Code obfuscation techniques are increasingly being used in software for such reasons as protecting trade secret algorithms from competitors and deterring license tampering by those wishing to use the software for free. However, these techniques have also grown in popularity in less legitimate areas, such as protecting malware from detection and reverse engineering. This work examines two such techniques “packing and virtualization-obfuscation“ and presents new behavioral approaches to analysis that may be relevant to security analysts whose job it is to defend against malicious code. These approaches are robust against variations in obfuscation algorithms, such as changing encryption keys or virtual instruction byte code.
Packing refers to the process of encrypting or compressing an executable file. This process scrambles the bytes of the executable so that byte-signature matching algorithms commonly used by anti-virus programs are ineffective. Standard static analysis techniques are similarly ineffective since the actual byte code of the program is hidden until after the program is executed. Dynamic analysis approaches exist, but are vulnerable to dynamic defenses. We detail a static analysis technique that starts by identifying the code used to "unpack" the executable, then uses this unpacker to generate the unpacked code in a form suitable for static analysis. Results show we are able to correctly unpack several encrypted and compressed malware, while still handling several dynamic defenses.

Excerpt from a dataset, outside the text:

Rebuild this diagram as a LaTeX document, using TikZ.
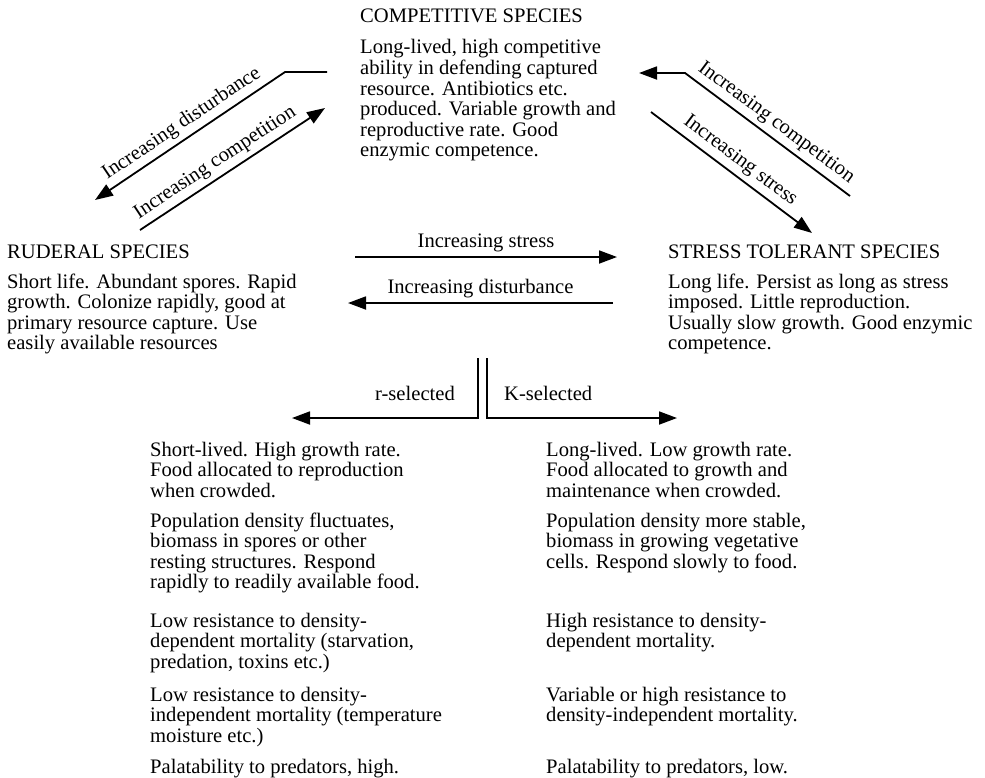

Virtualization-obfuscation is a technique that translates the original program into virtual instructions, then builds a customized virtual machine for these instructions. As with packing, the byte-signature of the original program is destroyed. Furthermore, static analysis of the obfuscated program reveals only the structure of the virtual machine, and dynamic analysis produces a dynamic trace where original program instructions are intermixed, and often indistinguishable from, virtual machine instructions. We present a dynamic analysis approach whereby all instructions that affect the external behavior of the program are identified, thus building an approximation of the original program that is observationally equivalent. We achieve good results at both identifying instructions from the original program, as well as eliminating instructions known to be part of the virtual machine.